A Momentum-Consistent One-Fluid Formulation of Evaporating Two-Phase Flows in a Sharp Volume-of-Fluid Framework

The one-fluid formulation of two-phase flows regularizes the discontinuity at the phase interface as a single fluid with varying properties and adds additional source terms to satisfy jump conditions (e.g., surface tension). While well-suited for non-evaporative flows, analytical and numerical inconsistencies appear if phase change occurs due to the local volume dilatation at the interface, which may cause a momentum imbalance and affect the flow dynamics.
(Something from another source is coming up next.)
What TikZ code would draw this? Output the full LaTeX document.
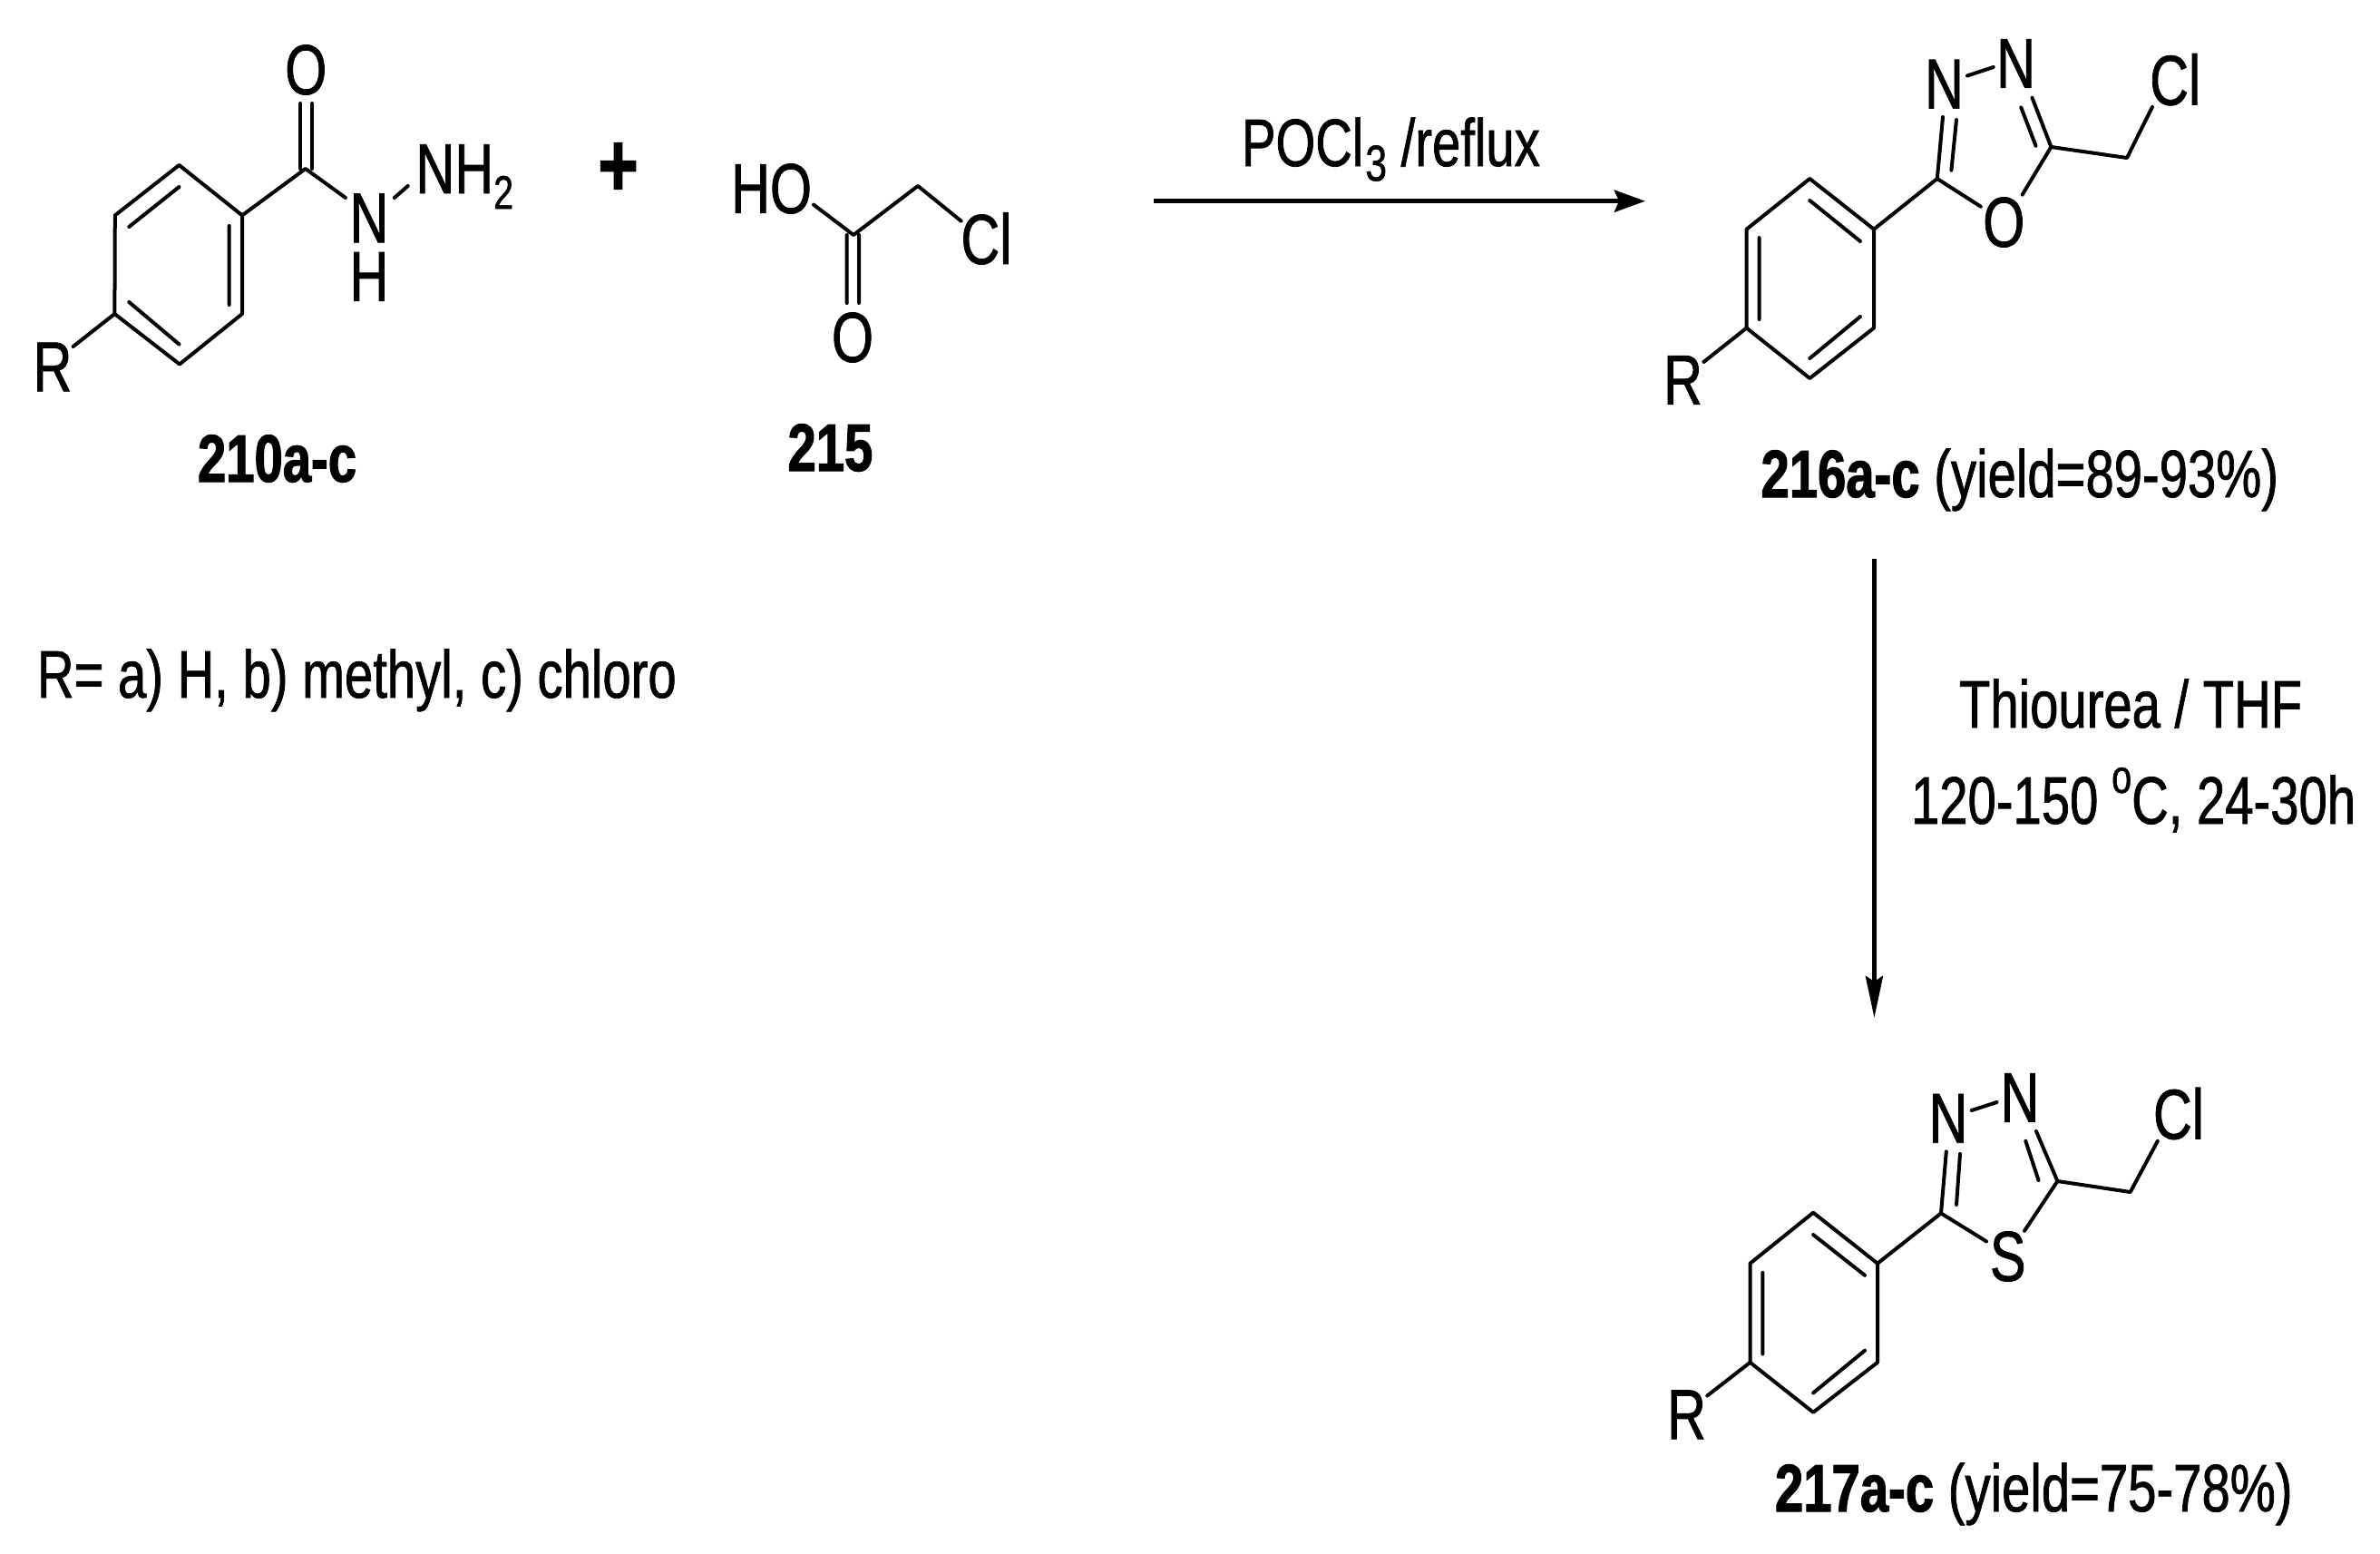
\documentclass[tikz,border=0pt]{standalone}
\usepackage{fontspec}
\setmainfont[FakeStretch=0.76,FakeBold=1,BoldFeatures={FakeBold=1.5}]{Liberation Sans}
\usetikzlibrary{arrows.meta}
\tikzset{
  bond/.style={line width=2pt,line cap=round,line join=round,black},
  rxnh/.style={line width=2.6pt,black,-{Stealth[length=17pt,width=12pt,inset=2.5pt]}},
  rxnv/.style={line width=2.5pt,black,-{Stealth[length=23pt,width=9.5pt,inset=3pt]}},
  atom/.style={inner sep=0pt,outer sep=0pt,font=\fontsize{39}{39}\selectfont,text=black},
  cmpd/.style={inner sep=0pt,outer sep=0pt,anchor=base west,font=\fontsize{37}{37}\selectfont,text=black},
  cond/.style={inner sep=0pt,outer sep=0pt,anchor=base west,font=\fontsize{37}{37}\selectfont,text=black},
  x=0.5pt,y=-0.5pt
}
\begin{document}
\begin{tikzpicture}
\useasboundingbox (0,0) rectangle (2624,1713);
% ---- 210a-c
\coordinate (a1) at (197.5,182);
\coordinate (a2) at (267,237.4);
\coordinate (a3) at (267,346);
\coordinate (a4) at (198,401.5);
\coordinate (a5) at (126.4,346);
\coordinate (a6) at (126.8,237.4);
\coordinate (ai1a) at (142.3,250);\coordinate (ai1b) at (197.5,206);
\coordinate (ai2a) at (252.7,249);\coordinate (ai2b) at (252.7,336);
\coordinate (ai3a) at (142.3,333);\coordinate (ai3b) at (197.5,379.5);
\coordinate (ac) at (336.8,186);
\coordinate (aca) at (331.3,186);\coordinate (acb) at (344.2,186);
\coordinate (aoa) at (331.3,114);\coordinate (aob) at (344.2,114);
\coordinate (ant) at (381,218);
\coordinate (anna) at (434.8,218);\coordinate (annb) at (449.7,205);
\coordinate (art) at (80.6,382);
\node[atom] (aO) at (337.3,77) {O};
\node[atom,align=center,font=\fontsize{39}{32.25}\selectfont] (aN) at (407,272.7) {N\\H};
\node[atom,anchor=base west] (aNH) at (458.5,213) {NH\raisebox{-0.22em}{\fontsize{26}{26}\selectfont 2}};
\node[atom] (aR) at (58,404.5) {R};
\draw[bond] (a1)--(a2)--(a3)--(a4)--(a5)--(a6)--cycle;
\draw[bond] (ai1a)--(ai1b) (ai2a)--(ai2b) (ai3a)--(ai3b);
\draw[bond] (a2)--(ac)--(ant) (anna)--(annb) (a5)--(art);
\draw[bond] (aca)--(aoa) (acb)--(aob);
\node[cmpd,font=\fontsize{37}{37}\selectfont\bfseries] (l210) at (218,531) {210a-c};
% plus
\node[atom,font=\fontsize{50}{50}\selectfont\bfseries] (plus) at (681.5,187) {+};
% ---- 215
\coordinate (bc) at (941,259);
\coordinate (bca) at (933.7,259);\coordinate (bcb) at (947,259);
\coordinate (boa) at (933.7,334);\coordinate (bob) at (947,334);
\coordinate (bho) at (897,225.6);
\coordinate (bch) at (1012,205);
\coordinate (bcl) at (1059.6,243.6);
\node[atom] (bHO) at (850.6,208) {HO};
\node[atom] (bCl) at (1087.4,263) {Cl};
\node[atom] (bO) at (940,372) {O};
\draw[bond] (bho)--(bc)--(bch)--(bcl) (bca)--(boa) (bcb)--(bob);
\node[cmpd,font=\fontsize{37}{37}\selectfont\bfseries] (l215) at (868.5,519) {215};
% ---- R legend
\node[cond] (legend) at (41,769) {R= a) H, b) methyl, c) chloro};
% ---- top arrow
\coordinate (r1a) at (1272,221.7);\coordinate (r1b) at (1814,221.7);
\draw[rxnh] (r1a)--(r1b);
\node[cond] (r1t) at (1369,183) {POCl\kern1pt\raisebox{-0.22em}{\fontsize{28}{28}\selectfont 3} /reflux};
% ---- 216a-c
\coordinate (c1) at (1995.3,197);
\coordinate (c2) at (2066,252.7);
\coordinate (c3) at (2066,361.5);
\coordinate (c4) at (1995.3,417);
\coordinate (c5) at (1925.6,361.5);
\coordinate (c6) at (1925.6,252.7);
\coordinate (ci1a) at (1995.3,221);\coordinate (ci1b) at (2051,266);
\coordinate (ci2a) at (1939.5,262);\coordinate (ci2b) at (1939.5,352);
\coordinate (ci3a) at (1995.3,395);\coordinate (ci3b) at (2051,349);
\coordinate (cc5) at (2135.8,197);
\coordinate (cc5o) at (2183.8,227.7);
\coordinate (cc2) at (2261.4,162);
\coordinate (cc2o) at (2229.6,214.6);
\coordinate (cc2n) at (2240.5,107.7);
\coordinate (cd2a) at (2244.5,160.8);\coordinate (cd2b) at (2228.3,118.5);
\coordinate (cnna) at (2169,83.5);\coordinate (cnnb) at (2197.8,74);
\coordinate (cc5n) at (2142,129);
\coordinate (cd5a) at (2151.4,187.7);\coordinate (cd5b) at (2157,132);
\coordinate (cch) at (2345,174);
\coordinate (ccl) at (2372.9,118);
\coordinate (crt) at (1878.4,399);
\node[atom] (cO) at (2209.3,245) {O};
\node[atom] (cN1) at (2222.6,70) {N};
\node[atom] (cN2) at (2143.5,92.7) {N};
\node[atom] (cCl) at (2398.2,87.7) {Cl};
\node[atom] (cR) at (1855.5,419) {R};
\draw[bond] (c1)--(c2)--(c3)--(c4)--(c5)--(c6)--cycle;
\draw[bond] (ci1a)--(ci1b) (ci2a)--(ci2b) (ci3a)--(ci3b);
\draw[bond] (c2)--(cc5)--(cc5o) (cc2o)--(cc2)--(cc2n) (cd2a)--(cd2b) (cnna)--(cnnb);
\draw[bond] (cc5)--(cc5n) (cd5a)--(cd5b) (cc2)--(cch)--(ccl) (c5)--(crt);
\node[cmpd] (l216) at (1941.5,548) {\textbf{216a-c} (yield=89-93\%)};
% ---- vertical arrow
\coordinate (r2a) at (2066.4,615.5);\coordinate (r2b) at (2066.4,1122);
\draw[rxnv] (r2a)--(r2b);
\node[cond] (r2t) at (2160,802) {Thiourea / THF};
\node[cond] (r2u) at (2107,908) {120-150\kern0.2em\raisebox{0.46em}{\fontsize{26}{26}\selectfont o}C, 24-30h};
% ---- 217a-c
\coordinate (d1) at (1999.1,1336.7);
\coordinate (d2) at (2070,1392.7);
\coordinate (d3) at (2070,1501.8);
\coordinate (d4) at (1999.1,1556.8);
\coordinate (d5) at (1929.5,1501.8);
\coordinate (d6) at (1929.5,1392.7);
\coordinate (di1a) at (1999.1,1361);\coordinate (di1b) at (2056,1405.8);
\coordinate (di2a) at (1943.4,1402.8);\coordinate (di2b) at (1943.4,1492.5);
\coordinate (di3a) at (1999.1,1535.4);\coordinate (di3b) at (2056,1488.7);
\coordinate (dc5) at (2140,1337.4);
\coordinate (dc5s) at (2190,1368.4);
\coordinate (dc2) at (2268.4,1302);
\coordinate (dc2s) at (2232,1356.8);
\coordinate (dc2n) at (2245,1247);
\coordinate (dd2a) at (2247.5,1301);\coordinate (dd2b) at (2233.3,1257.8);
\coordinate (dnna) at (2173.7,1224);\coordinate (dnnb) at (2201.5,1215);
\coordinate (dc5n) at (2145.8,1269.4);
\coordinate (dd5a) at (2157,1328);\coordinate (dd5b) at (2161,1272);
\coordinate (dch) at (2348.7,1314);
\coordinate (dcl) at (2378.8,1257.8);
\coordinate (drt) at (1882.3,1538.5);
\node[atom] (dS) at (2213.7,1385) {S};
\node[atom] (dN1) at (2227,1210) {N};
\node[atom] (dN2) at (2148,1232.8) {N};
\node[atom] (dCl) at (2402,1227.5) {Cl};
\node[atom] (dR) at (1859.5,1559.4) {R};
\draw[bond] (d1)--(d2)--(d3)--(d4)--(d5)--(d6)--cycle;
\draw[bond] (di1a)--(di1b) (di2a)--(di2b) (di3a)--(di3b);
\draw[bond] (d2)--(dc5)--(dc5s) (dc2s)--(dc2)--(dc2n) (dd2a)--(dd2b) (dnna)--(dnnb);
\draw[bond] (dc5)--(dc5n) (dd5a)--(dd5b) (dc2)--(dch)--(dcl) (d5)--(drt);
\node[cmpd] (l217) at (1957,1666) {\textbf{217a-c} (yield=75-78\%)};
\end{tikzpicture}
\end{document}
Corrections to the momentum jump are implemented in the presence of phase change in the non-conservative one-fluid formulation of the momentum equation for incompressible flows coupled to a sharp Volume-of-Fluid approach: (a) two body forces are added in the context of the Continuum Surface Force model to address the ill-defined convective term; and (b) the flow solver is modified to include a preliminary predictor-projection step to shift the Stefan flow before integrating the momentum equation with a second predictor-projection step. A physically meaningful pressure field is recovered in the limit of low viscosity while using standard discretization schemes in the one-fluid framework. Further, the corrections improve the spatial and temporal smoothness of the pressure field. However, issues remain with the regularization of the viscous term due to the discrete evaluation of the one-fluid velocity gradients.